Select each line where the word "drawn" appears.
BEGIN INPUT
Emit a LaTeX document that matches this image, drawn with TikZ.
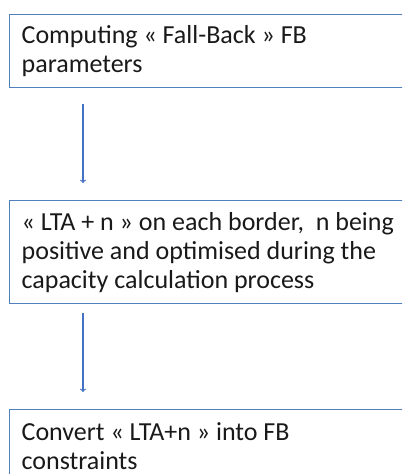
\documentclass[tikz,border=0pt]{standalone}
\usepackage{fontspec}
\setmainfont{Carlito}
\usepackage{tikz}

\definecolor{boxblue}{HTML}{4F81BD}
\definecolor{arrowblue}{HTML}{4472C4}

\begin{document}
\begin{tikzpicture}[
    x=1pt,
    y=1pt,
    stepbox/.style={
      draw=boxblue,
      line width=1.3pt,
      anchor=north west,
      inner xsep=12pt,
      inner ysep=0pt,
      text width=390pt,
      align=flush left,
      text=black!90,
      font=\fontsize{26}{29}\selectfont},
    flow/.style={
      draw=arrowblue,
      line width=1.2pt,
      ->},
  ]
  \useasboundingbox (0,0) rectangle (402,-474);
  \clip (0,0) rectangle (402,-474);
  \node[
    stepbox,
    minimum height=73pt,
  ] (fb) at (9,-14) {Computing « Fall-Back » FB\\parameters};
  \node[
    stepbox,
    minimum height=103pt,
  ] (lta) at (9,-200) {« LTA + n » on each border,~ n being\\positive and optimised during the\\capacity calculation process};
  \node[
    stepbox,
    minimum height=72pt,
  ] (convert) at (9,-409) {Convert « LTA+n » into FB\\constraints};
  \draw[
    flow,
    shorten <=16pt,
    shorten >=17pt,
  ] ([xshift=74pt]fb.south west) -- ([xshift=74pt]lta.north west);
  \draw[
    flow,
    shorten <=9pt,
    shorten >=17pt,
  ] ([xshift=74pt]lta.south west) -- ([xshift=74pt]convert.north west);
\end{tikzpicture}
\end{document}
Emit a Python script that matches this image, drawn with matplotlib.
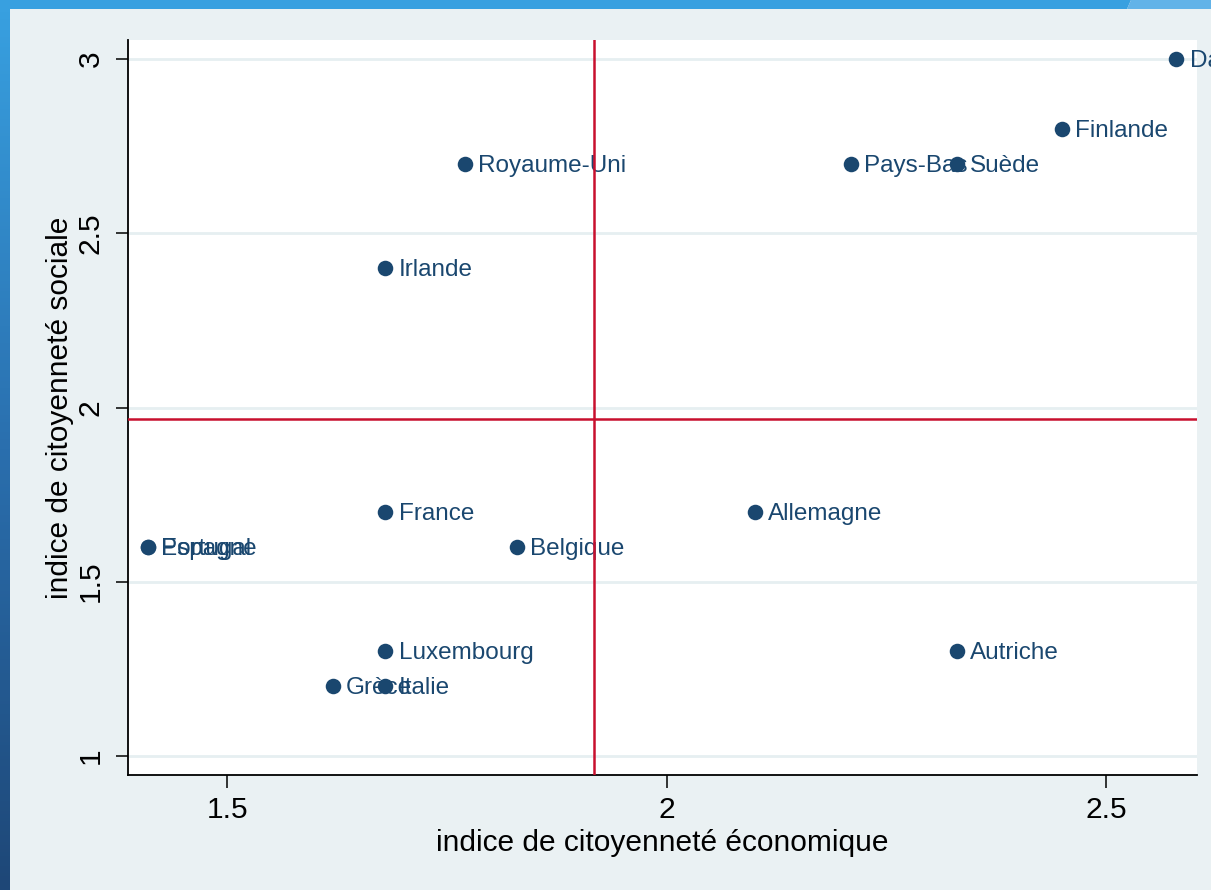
END INPUT
ANSWER TO THIS EXERCISE:
Emit a LaTeX document that matches this image, drawn with TikZ.
Emit a Python script that matches this image, drawn with matplotlib.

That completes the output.